Just a simple “Thank you,” written on a piece of notebook paper will do.
But who to send a thank you note to?
How about a teacher? Either one from your own past, or your child’s favorite teacher. The neighbor who shoveled your driveway sidewalk once. The cashier who never fails to greet you cheerfully, despite your fist full of coupons. A sibling who has gone above and beyond, an in-law who does so much for your parents. Or how about dropping a line to your mother who would love seeing something other than bills in her mailbox when it isn’t even Mother’s Day?
It isn’t that difficult to think of someone who deserves our gratitude. My difficulty would be stopping at one.

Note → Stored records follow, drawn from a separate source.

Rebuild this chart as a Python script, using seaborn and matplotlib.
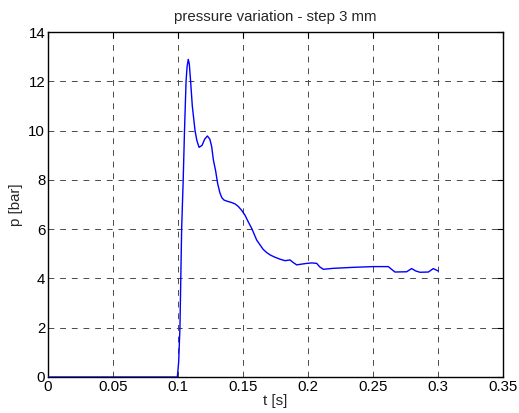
import matplotlib
matplotlib.use("Agg")
import matplotlib.pyplot as plt
import seaborn as sns
import pandas as pd

t_s = [0.0, 0.05, 0.0995, 0.1005, 0.1015, 0.1028, 0.104, 0.105, 0.1062, 0.107,
       0.1079, 0.1087, 0.1097, 0.111, 0.1131, 0.1145, 0.1162, 0.1185, 0.1205, 0.1226,
       0.1245, 0.1259, 0.1272, 0.129, 0.1305, 0.1323, 0.1338, 0.1354, 0.138, 0.1413,
       0.144, 0.1464, 0.149, 0.1515, 0.154, 0.1567, 0.1605, 0.1631, 0.1655, 0.1682,
       0.171, 0.1746, 0.1785, 0.1823, 0.1862, 0.1885, 0.1913, 0.195, 0.199, 0.203,
       0.2067, 0.209, 0.2118, 0.2195, 0.2349, 0.2503, 0.2618, 0.2645, 0.2669, 0.2759,
       0.2797, 0.283, 0.2862, 0.2926, 0.2964, 0.3002]
p_bar = [0.0, 0.0, 0.0, 0.6, 2.0, 6.0, 8.0, 10.0, 12.0, 12.6,
         12.89, 12.7, 12.0, 11.0, 10.0, 9.6, 9.32, 9.4, 9.65, 9.78,
         9.65, 9.35, 8.81, 8.35, 7.85, 7.46, 7.27, 7.18, 7.13, 7.08,
         7.02, 6.92, 6.76, 6.57, 6.3, 6.03, 5.56, 5.36, 5.18, 5.05,
         4.95, 4.86, 4.78, 4.72, 4.75, 4.65, 4.55, 4.58, 4.61, 4.63,
         4.61, 4.47, 4.37, 4.41, 4.45, 4.48, 4.48, 4.36, 4.26, 4.27,
         4.40, 4.30, 4.25, 4.26, 4.40, 4.30]

x_ticks = [0, 0.05, 0.1, 0.15, 0.2, 0.25, 0.3, 0.35]
x_labels = ["0", "0.05", "0.1", "0.15", "0.2", "0.25", "0.3", "0.35"]
y_ticks = [0, 2, 4, 6, 8, 10, 12, 14]

sns.set_style("white")
plt.rcParams['font.family'] = ['Liberation Sans', 'DejaVu Sans']

df = pd.DataFrame({"t": t_s, "p": p_bar})

fig = plt.figure(figsize=(5.19, 4.13), dpi=100)
ax = fig.add_axes([48 / 519, 1 - 377 / 413, (503 - 48) / 519, (377 - 32) / 413])

sns.lineplot(data=df, x="t", y="p", ax=ax, color="#0000ff", linewidth=1.0,
             estimator=None, sort=False, zorder=3)

ax.set_xlim(0, 0.35)
ax.set_ylim(0, 14)
ax.set_xticks(x_ticks)
ax.set_xticklabels(x_labels)
ax.set_yticks(y_ticks)
ax.grid(True, color="#4a4a4a", linestyle=(0, (6, 6)), linewidth=0.7)
ax.tick_params(direction="in", length=4, width=0.8, top=True, right=True,
               labelsize=10.8, colors="black", pad=2)
for s in ax.spines.values():
    s.set_visible(True)
    s.set_color("black")
    s.set_linewidth(1.0)

ax.set_xlabel("t [s]", fontsize=10.8, labelpad=0)
ax.set_ylabel("p [bar]", fontsize=10.8, labelpad=4)
ax.set_title("pressure variation - step 3 mm", fontsize=10.8, pad=8)

fig.savefig("out.png", dpi=100, facecolor="white")
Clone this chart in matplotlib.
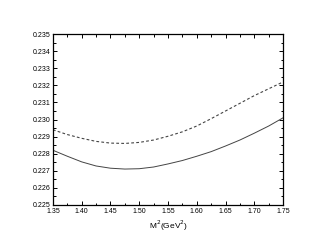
import matplotlib
matplotlib.use('Agg')
import matplotlib.pyplot as plt
from matplotlib.ticker import MultipleLocator

# Borel parameter M^2 (GeV^2)
m2 = [1.35, 1.375, 1.40, 1.425, 1.45, 1.475, 1.50, 1.525, 1.55,
      1.575, 1.60, 1.625, 1.65, 1.675, 1.70, 1.725, 1.75]
# solid curve
solide = [0.2282, 0.22785, 0.22752, 0.22728, 0.22715, 0.22710, 0.22712, 0.22722, 0.22740,
          0.22760, 0.22785, 0.22812, 0.22845, 0.22880, 0.22920, 0.22962, 0.2301]
# dashed curve
tirets = [0.2294, 0.22912, 0.22890, 0.22872, 0.22862, 0.22860, 0.22866, 0.22880, 0.22902,
          0.22928, 0.22962, 0.23005, 0.23050, 0.23095, 0.23140, 0.23180, 0.2322]

plt.rcParams['font.family'] = ['Liberation Sans', 'DejaVu Sans']

fig = plt.figure(figsize=(3.17, 2.49), dpi=100)
ax = fig.add_axes([0.167, 0.177, 0.726, 0.686])

ax.plot(m2, solide, color='#444444', lw=0.7, ls='-')
ax.plot(m2, tirets, color='#444444', lw=0.8, ls=(0, (2.5, 2)))

ax.set_xlim(1.35, 1.75)
ax.set_ylim(0.225, 0.235)
ax.xaxis.set_major_locator(MultipleLocator(0.05))
ax.xaxis.set_minor_locator(MultipleLocator(0.025))
ax.yaxis.set_major_locator(MultipleLocator(0.001))
ax.yaxis.set_minor_locator(MultipleLocator(0.0005))
ax.xaxis.set_major_formatter(plt.FormatStrFormatter('%.2f'))
ax.yaxis.set_major_formatter(plt.FormatStrFormatter('%.3f'))

ax.tick_params(which='both', direction='in', top=True, right=True, labelsize=5, width=0.7)
ax.tick_params(which='major', length=3, pad=2)
ax.tick_params(which='minor', length=1.8)
for s in ax.spines.values():
    s.set_linewidth(0.9)

ax.set_xlabel(r'M$^2$(GeV$^2$)', fontsize=6, labelpad=3)

fig.savefig('out.png', dpi=100)
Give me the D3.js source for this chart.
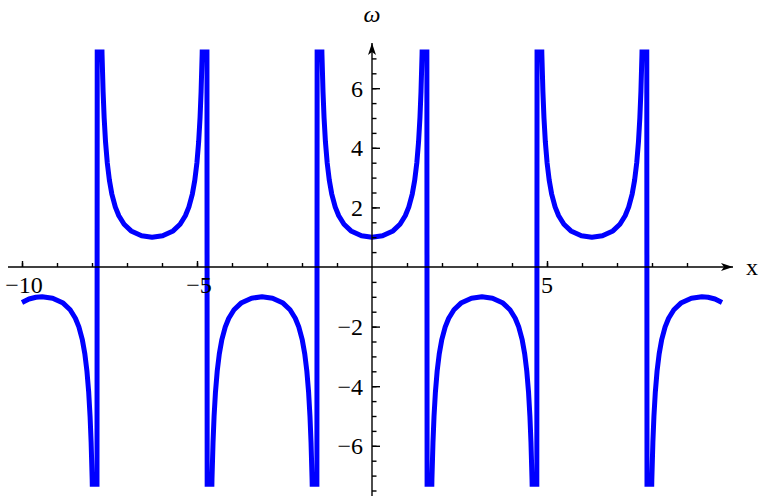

Even if you’ve never written a letter in your life, a heart-felt thank you doesn’t need to be fancy. It can be as simple as “Thank you for being such a caring boss,” or “I want you to know you how much I appreciated your help during a stressful time. It sure made things easier.”
Perhaps you won’t be able to stop at one note, either. Maybe you’ll want to pick up a package of pretty note cards and write out one note per week, spending less than five minutes each time.Five minutes of your time, and a stamp. Think of the pleasure on the other end when your recipient opens up their mailbox to a surprise.
Join me in making this million-note project an amazing success.
And while you’re at it, bake up a batch of cookies for your mechanic.